Cisco Acquires Exablaze for Ultra-Low-Latency Networking Boost
Cisco buys Exablaze, a maker of Field Programmable Gate Array (FPGA) technology, potentially useful in 5G and edge applications, though Cisco says the primary market now is high-speed financial trading. Cisco got itself a little stocking stuffer for the holidays, snapping up Exablaze, a 31-person Australian networking company specializing in Field Programmable Gate Array (FPGA) technology for ultra-low-latency applications such as high-frequency trading and emerging telco services such as 5G and edge.
Exablaze supplies ultra-low-latency Layer 1 FPGA-based switches and network interface cards (NICs) as well as picosecond resolution timing technology, Cisco says in a statement.
In addition to high-frequency trading, Exablaze has applications in artificial intelligence, machine learning, high-performance computing, data center, cloud and edge computing, Cisco says. Exablaze customers include Goldman Sachs, Morgan Stanley, JP Morgan, Bank of America and RBC.
"In the case of the high frequency trading sector, every sliver of time matters. By adding Exablaze's segment leading ultra-low latency devices and FPGA-based applications to our portfolio, financial and [high-frequency trading] customers will be better positioned to achieve their business objectives and deliver on their customer value proposition," Rob Salvagno, Cisco VP corporate development and investments, says in a blog post.
The two companies did not disclose terms of the deal. Cisco says it anticipates the "vast majority" of Exablaze employees will join Cisco.
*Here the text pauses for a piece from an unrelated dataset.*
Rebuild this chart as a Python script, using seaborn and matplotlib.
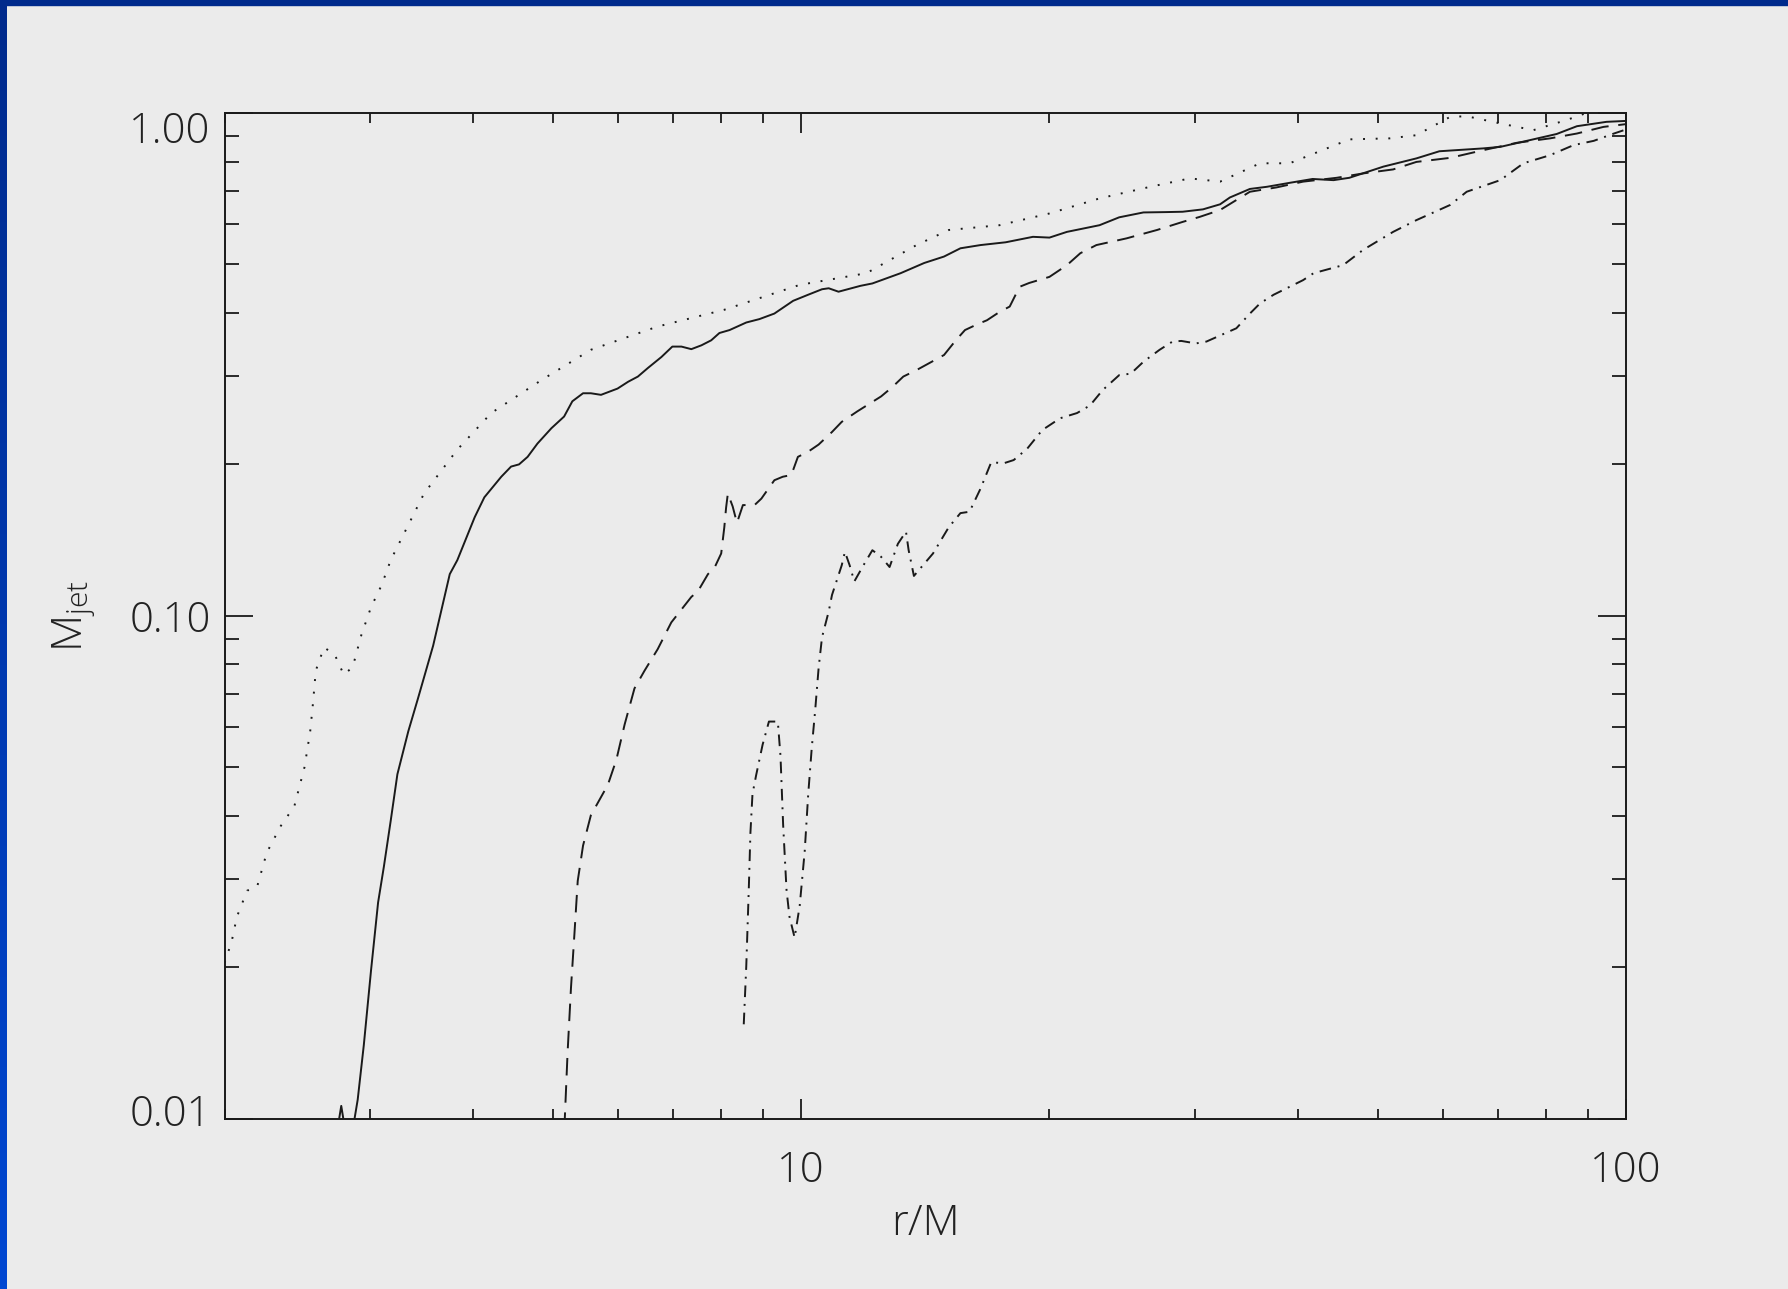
import numpy as np
import pandas as pd
import matplotlib
matplotlib.use("Agg")
import matplotlib.pyplot as plt
import seaborn as sns
from matplotlib.ticker import FixedLocator, FixedFormatter, NullFormatter
from matplotlib.colors import LinearSegmentedColormap
from matplotlib.patches import Rectangle
from matplotlib.transforms import ScaledTranslation

# Data (r/M, M_jet)
# solid curve
r_sol = [2.74, 2.77, 2.80, 2.86, 2.90, 2.95, 3.01, 3.07, 3.12, 3.18, 3.24, 3.34, 3.43, 3.58,
         3.75, 3.83, 4.02, 4.13, 4.33, 4.45, 4.55, 4.66, 4.79, 4.98, 5.16, 5.28, 5.44, 5.56,
         5.72, 5.99, 6.17, 6.34, 6.52, 6.77, 6.98, 7.16, 7.36, 7.57, 7.78, 7.96, 8.19, 8.58,
         8.90, 9.28, 9.78, 10.2, 10.6, 10.8, 11.1, 11.8, 12.2, 13.2, 14.1, 14.9, 15.6, 16.5,
         17.7, 19.1, 20.0, 21.0, 23.0, 24.3, 26.0, 27.7, 29.0, 30.7, 32.2, 33.1, 35.0, 36.7,
         39.1, 41.7, 44.2, 46.2, 50.8, 55.7, 59.4, 67.1, 70.4, 77.2, 82.4, 87.2, 94.7, 100]
m_sol = [0.0095, 0.0106, 0.0095, 0.0095, 0.0109, 0.0140, 0.0197, 0.0269, 0.0317, 0.0391,
         0.0484, 0.0589, 0.0683, 0.0872, 0.121, 0.129, 0.157, 0.172, 0.189, 0.198, 0.200,
         0.207, 0.220, 0.236, 0.249, 0.267, 0.277, 0.277, 0.275, 0.283, 0.292, 0.299, 0.311,
         0.327, 0.343, 0.343, 0.339, 0.345, 0.353, 0.365, 0.370, 0.383, 0.389, 0.399, 0.423,
         0.435, 0.446, 0.448, 0.441, 0.453, 0.458, 0.480, 0.503, 0.518, 0.538, 0.546, 0.553,
         0.567, 0.565, 0.580, 0.598, 0.620, 0.634, 0.635, 0.636, 0.643, 0.658, 0.679, 0.706,
         0.713, 0.726, 0.739, 0.735, 0.743, 0.782, 0.812, 0.839, 0.850, 0.856, 0.886, 0.908,
         0.941, 0.960, 0.964]

# dotted curve
r_dot = [2.00, 2.04, 2.07, 2.13, 2.19, 2.25, 2.34, 2.43, 2.50, 2.54, 2.56, 2.58, 2.64, 2.72,
         2.79, 2.86, 2.93, 3.01, 3.10, 3.18, 3.49, 3.83, 4.21, 4.84, 5.56, 6.70, 8.07, 9.96,
         12.0, 13.8, 15.1, 17.4, 20.0, 23.0, 26.5, 29.6, 32.2, 36.0, 39.1, 46.2, 51.7, 55.7,
         61.2, 64.1, 70.4, 77.2, 84.7, 89.6, 100]
m_dot = [0.0204, 0.0225, 0.0252, 0.0284, 0.0289, 0.0338, 0.0382, 0.0418, 0.050, 0.0589,
         0.0671, 0.0778, 0.0865, 0.0837, 0.0763, 0.0791, 0.0916, 0.104, 0.115, 0.129, 0.175,
         0.214, 0.253, 0.294, 0.338, 0.376, 0.406, 0.455, 0.480, 0.546, 0.585, 0.598, 0.631,
         0.676, 0.713, 0.741, 0.730, 0.794, 0.794, 0.886, 0.890, 0.903, 0.982, 0.985, 0.953,
         0.924, 0.968, 1.00, 1.03]

# dashed curve
r_dash = [5.15, 5.17, 5.21, 5.26, 5.31, 5.36, 5.44, 5.56, 5.83, 5.97, 6.11, 6.28, 6.46, 6.70,
          6.96, 7.36, 7.50, 7.71, 7.85, 8.00, 8.07, 8.11, 8.15, 8.26, 8.36, 8.50, 8.78, 8.95,
          9.28, 9.50, 9.73, 9.91, 10.2, 10.5, 10.9, 11.2, 11.7, 12.5, 12.9, 13.3, 13.8, 14.3,
          14.9, 15.4, 15.8, 16.3, 16.8, 17.4, 17.9, 18.4, 18.9, 20.0, 21.0, 21.8, 22.8, 24.8,
          27.0, 29.0, 30.4, 32.2, 33.7, 35.0, 37.7, 40.6, 44.6, 48.0, 52.2, 55.7, 61.2, 67.1,
          73.7, 80.9, 87.2, 93.9, 100]
m_dash = [0.0095, 0.0100, 0.0135, 0.0182, 0.0232, 0.0297, 0.0349, 0.0401, 0.0461, 0.0517,
          0.0608, 0.0717, 0.0778, 0.0858, 0.097, 0.109, 0.112, 0.121, 0.1245, 0.133, 0.150,
          0.164, 0.175, 0.165, 0.153, 0.166, 0.166, 0.171, 0.186, 0.189, 0.1905, 0.207, 0.212,
          0.219, 0.232, 0.243, 0.255, 0.273, 0.285, 0.299, 0.308, 0.318, 0.330, 0.353, 0.370,
          0.379, 0.387, 0.402, 0.412, 0.451, 0.459, 0.472, 0.498, 0.526, 0.546, 0.563, 0.585,
          0.607, 0.621, 0.641, 0.671, 0.697, 0.711, 0.730, 0.743, 0.758, 0.772, 0.799, 0.814,
          0.843, 0.872, 0.890, 0.910, 0.938, 0.950]

# dash-dot curve
r_dd = [8.52, 8.58, 8.64, 8.68, 8.73, 8.82, 8.98, 9.14, 9.37, 9.44, 9.51, 9.60, 9.68, 9.82,
        9.96, 10.1, 10.2, 10.3, 10.4, 10.5, 10.6, 10.8, 10.9, 11.2, 11.3, 11.45, 11.6, 11.9,
        12.2, 12.5, 12.8, 13.1, 13.4, 13.5, 13.7, 14.05, 14.45, 15.1, 15.6, 16.0, 16.5, 17.0,
        17.6, 18.1, 18.8, 19.6, 20.6, 21.6, 22.4, 23.2, 24.3, 25.1, 26.0, 27.2, 28.2, 28.9,
        30.1, 31.0, 33.7, 35.0, 36.0, 37.4, 40.6, 41.8, 45.4, 48.0, 52.2, 55.7, 61.2, 64.1,
        70.4, 75.1, 80.9, 86.4, 91.4, 96.7, 100]
m_dd = [0.0154, 0.0201, 0.0285, 0.0370, 0.0442, 0.0482, 0.0554, 0.0616, 0.0616, 0.0526,
        0.0384, 0.0285, 0.0252, 0.0229, 0.0265, 0.0340, 0.0442, 0.0545, 0.0649, 0.0787,
        0.0906, 0.102, 0.110, 0.126, 0.134, 0.126, 0.117, 0.126, 0.135, 0.131, 0.125, 0.139,
        0.147, 0.135, 0.120, 0.126, 0.133, 0.150, 0.160, 0.161, 0.179, 0.202, 0.201, 0.204,
        0.215, 0.234, 0.247, 0.253, 0.262, 0.281, 0.301, 0.303, 0.320, 0.338, 0.351, 0.352,
        0.348, 0.351, 0.373, 0.399, 0.418, 0.435, 0.465, 0.480, 0.498, 0.534, 0.580, 0.612,
        0.656, 0.697, 0.735, 0.794, 0.824, 0.863, 0.880, 0.910, 0.927]

# Axis ticks
x_major = [10, 100]
x_major_labels = ["10", "100"]
x_minor = [2, 3, 4, 5, 6, 7, 8, 9, 20, 30, 40, 50, 60, 70, 80, 90]
y_major = [0.01, 0.1, 1.0]
y_major_labels = ["0.01", "0.10", "1.00"]
y_minor = [0.02, 0.03, 0.04, 0.05, 0.06, 0.07, 0.08, 0.09,
           0.2, 0.3, 0.4, 0.5, 0.6, 0.7, 0.8, 0.9]

# Style
sns.set_style("ticks")
plt.rcParams['font.family'] = ['Open Sans', 'DejaVu Sans']
plt.rcParams['font.weight'] = 'light'
plt.rcParams['axes.labelweight'] = 'light'
plt.rcParams['mathtext.default'] = 'regular'

bg = '#ebebeb'
ink = '#1a1a1a'
txt = '#222222'

fig = plt.figure(figsize=(17.88, 12.89), dpi=100, facecolor=bg)

# blue frame on left and top
strip = fig.add_axes([0, 0, 7 / 1788, 1])
grad = np.linspace(0, 1, 256).reshape(-1, 1)
cmap = LinearSegmentedColormap.from_list('frame', ['#0047d2', '#002a8c'])
strip.imshow(grad, aspect='auto', cmap=cmap, origin='lower')
strip.axis('off')
fig.add_artist(Rectangle((0, 1 - 5 / 1289), 1, 5 / 1289,
                         transform=fig.transFigure, color='#002a8c'))

ax = fig.add_axes([0.1256, 0.1322, 0.7838, 0.7802])
ax.set_facecolor(bg)
ax.set_xscale('log')
ax.set_yscale('log')

curves = [
    (r_sol, m_sol, '-'),
    (r_dot, m_dot, (0, (1, 5.5))),
    (r_dash, m_dash, (0, (9, 5))),
    (r_dd, m_dd, (0, (6, 3.5, 1, 3.5))),
]
for r, m, ls in curves:
    sns.lineplot(x=r, y=m, ax=ax, color=ink, lw=1.4, linestyle=ls,
                 sort=False, estimator=None, errorbar=None, legend=False)

ax.set_xlim(2, 100)
ax.set_ylim(0.01, 1.0)

ax.xaxis.set_major_locator(FixedLocator(x_major))
ax.xaxis.set_major_formatter(FixedFormatter(x_major_labels))
ax.xaxis.set_minor_locator(FixedLocator(x_minor))
ax.xaxis.set_minor_formatter(NullFormatter())
ax.yaxis.set_major_locator(FixedLocator(y_major))
ax.yaxis.set_major_formatter(FixedFormatter(y_major_labels))
ax.yaxis.set_minor_locator(FixedLocator(y_minor))
ax.yaxis.set_minor_formatter(NullFormatter())

ax.tick_params(axis='x', which='major', direction='in', length=14.5, width=1.3,
               top=True, bottom=True, pad=22, labelsize=30, labelcolor=txt, color=ink)
ax.tick_params(axis='x', which='minor', direction='in', length=7.2, width=1.3,
               top=True, bottom=True, color=ink)
ax.tick_params(axis='y', which='major', direction='in', length=20.2, width=1.3,
               left=True, right=True, pad=10, labelsize=30, labelcolor=txt, color=ink)
ax.tick_params(axis='y', which='minor', direction='in', length=10.1, width=1.3,
               left=True, right=True, color=ink)

# IDL-style placement: top label sits a little lower, bottom one a little higher
fig.canvas.draw()
ylabels = ax.yaxis.get_majorticklabels()
ylabels[0].set_transform(ylabels[0].get_transform() + ScaledTranslation(0, 0.09, fig.dpi_scale_trans))
ylabels[-1].set_transform(ylabels[-1].get_transform() + ScaledTranslation(0, -0.14, fig.dpi_scale_trans))

for s in ax.spines.values():
    s.set_linewidth(1.4)
    s.set_color(ink)

ax.set_xlabel('r/M', fontsize=31, color=txt)
ax.xaxis.set_label_coords(0.5, -0.083)
ax.set_ylabel('M$_{jet}$', fontsize=31, color=txt)
ax.yaxis.set_label_coords(-0.090, 0.5)

fig.savefig('out.png', dpi=100, facecolor=bg)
Though Cisco emphasized high-frequency trading in explaining its reasons for the deal, FPGA networking technology such as Exablaze's has service provider applications as well, notes Heavy Reading analyst Jennifer Clark. These include 5G, AR, VR and Internet of Things, as well as healthcare and any other edge applications -- anything requiring ultra-low latency.
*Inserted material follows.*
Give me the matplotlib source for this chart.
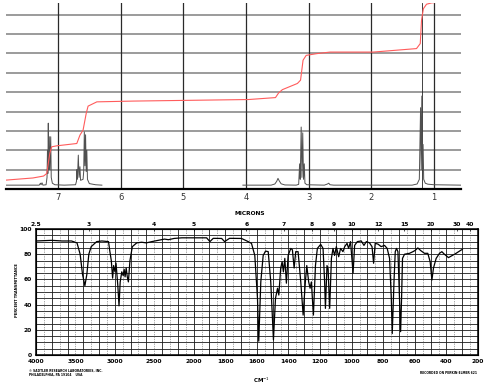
import matplotlib
matplotlib.use("Agg")
import matplotlib.pyplot as plt
import numpy as np

# ---- NMR spectrum (ppm, intensity in grid units) ----
nmr_ppm = [7.83, 7.30, 7.28, 7.27, 7.255, 7.24, 7.19, 7.175, 7.168, 7.162, 7.155,
           7.148, 7.139, 7.130, 7.116, 7.108, 7.09, 7.05, 6.90, 6.72, 6.705, 6.70,
           6.69, 6.676, 6.664, 6.65, 6.64, 6.60, 6.59, 6.58, 6.57, 6.56, 6.55, 6.54,
           6.53, 6.50, 6.40, 6.30, 6.29, 4.06, 4.05, 3.60, 3.54, 3.51, 3.49, 3.47,
           3.44, 3.38, 3.20, 3.16, 3.145, 3.135, 3.12, 3.108, 3.095, 3.083, 3.07,
           3.06, 3.03, 2.75, 2.70, 2.68, 2.66, 2.60, 1.35, 1.27, 1.235, 1.215,
           1.205, 1.195, 1.185, 1.175, 1.165, 1.14, 1.10, 1.00, 0.57]
nmr_int = [0.2, 0.2, 0.3, 0.22, 0.32, 0.2, 0.22, 0.6, 2.0, 0.8, 3.4,
           1.0, 2.7, 1.0, 2.7, 0.6, 0.3, 0.22, 0.2, 0.22, 0.4, 1.0,
           0.5, 1.75, 0.6, 1.15, 0.45, 0.5, 0.9, 2.95, 1.2, 2.8, 0.9, 2.0,
           0.5, 0.28, 0.22, 0.2, np.nan, np.nan, 0.2, 0.2, 0.26, 0.4, 0.55, 0.42,
           0.27, 0.21, 0.2, 0.24, 1.3, 0.5, 3.2, 0.6, 2.9, 0.5, 1.3,
           0.3, 0.22, 0.2, 0.26, 0.3, 0.22, 0.2, 0.2, 0.26, 0.5, 4.2,
           1.0, 4.8, 1.0, 2.3, 0.5, 0.3, 0.25, 0.22, 0.2]

# integral trace (red)
integral_ppm = [7.83, 7.40, 7.23, 7.18, 7.13, 7.10, 7.02, 6.70, 6.65, 6.60, 6.55,
                6.52, 6.38, 5.80, 3.96, 3.53, 3.48, 3.42, 3.18, 3.13, 3.09, 3.04,
                2.87, 2.66, 1.97, 1.28, 1.22, 1.20, 1.17, 1.12, 1.04, 1.00]
integral_val = [0.46, 0.57, 0.67, 0.8, 1.85, 2.18, 2.23, 2.35, 2.78, 3.04, 3.9,
                4.28, 4.5, 4.54, 4.62, 4.72, 4.96, 5.13, 5.45, 5.62, 6.65, 6.9,
                6.99, 7.07, 7.07, 7.25, 7.51, 8.71, 9.31, 9.54, 9.61, 9.62]

nmr_ticks = [7, 6, 5, 4, 3, 2, 1]

# ---- IR spectrum ----
ir_wavenumber = [4000, 3800, 3670, 3550, 3480, 3440, 3410, 3380, 3355, 3330, 3300,
                 3230, 3165, 3080, 3065, 3045, 3028, 3015, 2998, 2985, 2962, 2947,
                 2932, 2912, 2894, 2882, 2870, 2856, 2842, 2828, 2808, 2778, 2722,
                 2660, 2600, 2530, 2450, 2370, 2320, 2250, 2150, 2030, 1918, 1897,
                 1876, 1823, 1804, 1773, 1697, 1655, 1634, 1613, 1596, 1588, 1575,
                 1560, 1545, 1528, 1512, 1495, 1482, 1469, 1461, 1449, 1440, 1432,
                 1423, 1413, 1402, 1385, 1375, 1364, 1354, 1339, 1322, 1307, 1293,
                 1284, 1272, 1263, 1255, 1242, 1229, 1217, 1196, 1181, 1171, 1166,
                 1156, 1149, 1139, 1128, 1118, 1108, 1097, 1082, 1070, 1055, 1044,
                 1029, 1019, 1007, 991, 981, 964, 939, 922, 907, 887, 871, 861, 851,
                 833, 813, 792, 775, 760, 749, 743, 732, 724, 716, 707, 697, 690,
                 684, 678, 665, 634, 612, 598, 581, 564, 539, 518, 503, 492, 482,
                 465, 444, 429, 413, 387, 366, 339, 307, 299]
ir_transmittance = [90.5, 91, 90.5, 90.5, 89, 80, 64, 55, 64, 80, 86,
                    90, 90.5, 90, 83, 75, 61, 71, 66, 73, 55, 39,
                    58, 66, 63, 68, 62, 69, 62, 58, 75, 86, 89,
                    89.5, 89, 90, 91, 92, 91.5, 92.5, 93, 93, 93, 90,
                    92.6, 92.5, 90, 92.6, 92.5, 90, 88.6, 79, 45, 11, 58,
                    79, 82.5, 82, 58, 12, 45, 53, 47.6, 69, 74, 66,
                    76.7, 57, 79, 84.6, 83.5, 69, 82, 82, 58, 31.7, 58,
                    71, 58, 53, 58, 31.7, 71, 84.6, 87.8, 84.6, 58, 37,
                    71, 68, 37, 76.7, 84.6, 79, 86, 78, 84.6, 82, 86,
                    88.6, 84.6, 90, 65, 87, 90, 90.5, 87, 90, 89, 86, 72.8, 88.6,
                    88, 86, 87, 84.6, 76.7, 45, 17, 58, 82, 84.6, 82, 45, 18.5,
                    45, 76.7, 80, 80.7, 82, 83, 85, 83, 80.7, 80.7, 74, 59.5, 69,
                    76.7, 80.7, 82, 80, 77.3, 78.8, 80.7, 83.3, 83.8]

ir_ticks = [4000, 3500, 3000, 2500, 2000, 1800, 1600, 1400, 1200, 1000, 800, 600, 400, 200]
micron_ticks = [2.5, 3, 4, 5, 6, 7, 8, 9, 10, 12, 15, 20, 30, 40]
pct_ticks = [0, 20, 40, 60, 80, 100]


# chart paper: 4000-2000 at half the scale of 2000-200
def fwd(w):
    w = np.asarray(w, dtype=float)
    return np.where(w >= 2000, 285 + (w - 2000) / 2000 * 158, (w - 200) / 1800 * 285)


def inv(u):
    u = np.asarray(u, dtype=float)
    return np.where(u >= 285, 2000 + (u - 285) * 2000 / 158, 200 + u * 1800 / 285)


fig = plt.figure(figsize=(4.98, 3.89), dpi=100)

# ---------------- NMR ----------------
ax1 = fig.add_axes([0.012, 0.5141, 0.9137, 0.478])
ax1.set_xlim(7.83, 0.57)
ax1.set_ylim(0, 9.6)
for v in range(1, 10):
    ax1.axhline(v, color='#808080', lw=1.1, zorder=0)
for p in nmr_ticks:
    ax1.axvline(p, color='#2a2a2a', lw=0.9, zorder=0)
ax1.axvline(1.20, color='#222222', lw=0.6, zorder=0)
ax1.plot(nmr_ppm, nmr_int, color='#505050', lw=0.7)
ax1.plot(integral_ppm, integral_val, color='#ff5c5c', lw=0.8)
for s in ['top', 'left', 'right']:
    ax1.spines[s].set_visible(False)
ax1.spines['bottom'].set_linewidth(1.6)
ax1.set_xticks(nmr_ticks)
ax1.set_xticklabels([str(t) for t in nmr_ticks])
ax1.tick_params(axis='x', length=0, pad=3, labelsize=6, labelcolor='#333333')
ax1.set_yticks([])

# ---------------- IR ----------------
ax2 = fig.add_axes([0.0723, 0.0874, 0.8876, 0.3239])
ax2.set_xscale('function', functions=(fwd, inv))
ax2.set_xlim(4000, 200)
ax2.set_ylim(0, 100)
for v in range(5, 100, 5):
    ax2.axhline(v, color='#1a1a1a', lw=0.6, zorder=0)
solid = list(range(3800, 2000, -200)) + list(range(2000, 200, -100))
dotted = list(range(3900, 2000, -200)) + list(range(1950, 200, -100))
ax2.vlines(solid, 0, 100, color='#1a1a1a', lw=0.6, zorder=0)
ax2.vlines(dotted, 0, 100, color='#555555', lw=0.5, linestyles=(0, (1, 1.5)), zorder=0)
ax2.plot(ir_wavenumber, ir_transmittance, color='black', lw=0.9)
for s in ax2.spines.values():
    s.set_linewidth(1.1)
ax2.set_xticks(ir_ticks)
ax2.set_xticklabels([str(t) for t in ir_ticks], fontsize=4.3, fontweight='bold')
ax2.xaxis.set_minor_locator(matplotlib.ticker.NullLocator())
ax2.set_yticks(pct_ticks)
ax2.set_yticklabels([str(t) for t in pct_ticks], fontsize=4.3, fontweight='bold')
ax2.tick_params(axis='both', length=0, pad=3)

top = ax2.twiny()
top.set_xscale('function', functions=(fwd, inv))
top.set_xlim(4000, 200)
top.set_xticks([10000 / m for m in micron_ticks])
top.set_xticklabels([str(m) for m in micron_ticks], fontsize=4.3, fontweight='bold')
top.xaxis.set_minor_locator(matplotlib.ticker.NullLocator())
top.tick_params(axis='x', length=1.5, width=0.5, pad=1.5, direction='in')

fig.text(0.502, 0.45, 'MICRONS', fontsize=4.2, fontweight='bold', ha='center', va='center')
fig.text(0.034, 0.254, 'PERCENT TRANSMITTANCE', fontsize=2.6, fontweight='bold',
         rotation=90, ha='center', va='center')
fig.text(0.526, 0.023, 'CM$^{-1}$', fontsize=4, fontweight='bold', ha='center', va='center')
fig.text(0.058, 0.042, '\u00a9 SADTLER RESEARCH LABORATORIES, INC.\nPHILADELPHIA, PA 19104    USA',
         fontsize=2.2, fontweight='bold', ha='left', va='center', linespacing=1.2)
fig.text(0.958, 0.041, 'RECORDED ON PERKIN-ELMER 621', fontsize=2.2, fontweight='bold',
         ha='right', va='center')

fig.savefig('out.png', dpi=100)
The acquisition is potentially complementary to the vendor's big Cisco Silicon One announcement last week, Clark notes. Cisco introduced new silicon to provide a single hardware architecture spanning line cards, switches and high-capacity routers, which now require multiple separate architectures. Silicon One will slash development and opex costs, Cisco claims. Cisco also introduced a streamlined network operating system and an optics strategy to complement the new silicon, as well as a new business model -- Cisco is getting into components, in addition to its traditional business selling complete networking products and solutions.
"Cisco is saying they're only going to focus on the areas that let them differentiate -- silicon, optics and software. Exablaze gives them a combination of two of those areas -- silicon and software," Clark says.
Cisco will add Exablaze's FPGA-based L1 switches and low-latency NICs to Cisco's Nexus switching portfolio, complementing Cisco's existing L2/3 switching products, Cisco says.
The Exablaze deal is Cisco's sixth acquisition this year. It announced its $2.6 billion Acacia acquisition in July, which disrupts the optical market, making Cisco the key supplier of coherent optical interconnect components -- embedded modules, pluggable modules and semiconductors.